A new large-scale study led by the University of Oxford has found that eating meat five times or less per week is associated with a lower overall risk of developing cancer. Moreover, eating only fish, or following a fully vegetarian or vegan diet could reduce cancer risks even more.
The researchers investigated the relationship between diet and cancer risk by analyzing UK Biobank data collected from 472,377 British adults between 2006 and 2010. The participants – aged between 40 and 70 years – had to report how often they ate meat or fish. 247,571 (52 percent) of them ate meat more than five times per week, 205,382 (44 percent) ate meat five or less times per week, 10,696 (two percent) ate fish but not meat, and 8,685 (less than 2 percent) were vegetarian or vegan. During the study period, 54,961 participants (12 percent) of the participants developed cancer.

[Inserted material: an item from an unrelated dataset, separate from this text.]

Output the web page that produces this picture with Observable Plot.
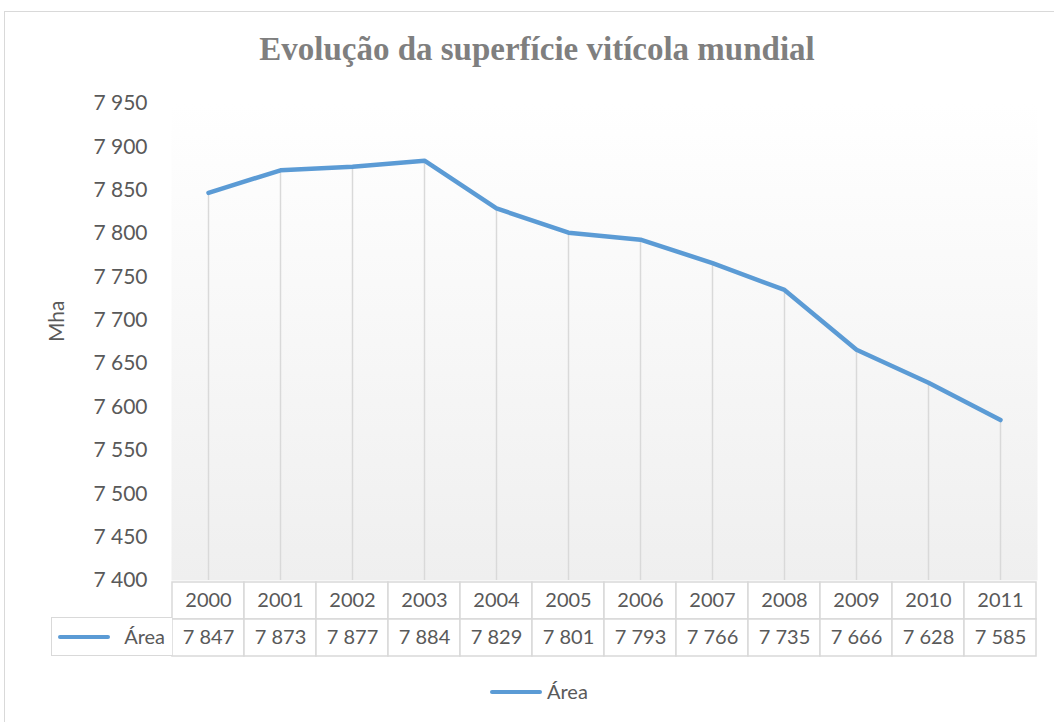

After accounting for other factors such as diabetes status or sociodemographic, socioeconomic, and lifestyle factors, the scientists found that the overall cancer risk was two percent lower among people who ate meat less than five times per week, 10 percent lower for those who ate fish but not meat, and 14 percent lower for vegetarians and vegans, compared to those who ate meat five or more times per week.
In terms of specific types of cancer, the scientists found that low meat-eaters had lower risk of colorectal cancer, vegetarian women had a lower risk of postmenopausal breast cancer, and vegetarian or fish-eating men had a lower risk of prostate cancer.
While the reduced risk of colorectal cancer in low meat-eaters is consistent with previous findings, it is not yet clear if the other correlations reflect any causal relationships or are due to confounding factors. For instance, the lower risk of postmenopausal breast cancer in women could also be explained by their lower body mass index (BMI).
“It is not clear if the other associations are causal or a result of differences in detection between diet groups or unmeasured and residual confounding. Future research assessing cancer risk in cohorts with large number of vegetarians is needed to provide more precise estimates of the associations and to explore other possible mechanisms or explanations for the observed differences,” concluded the authors.
The study is published in the journal BMC Medicine.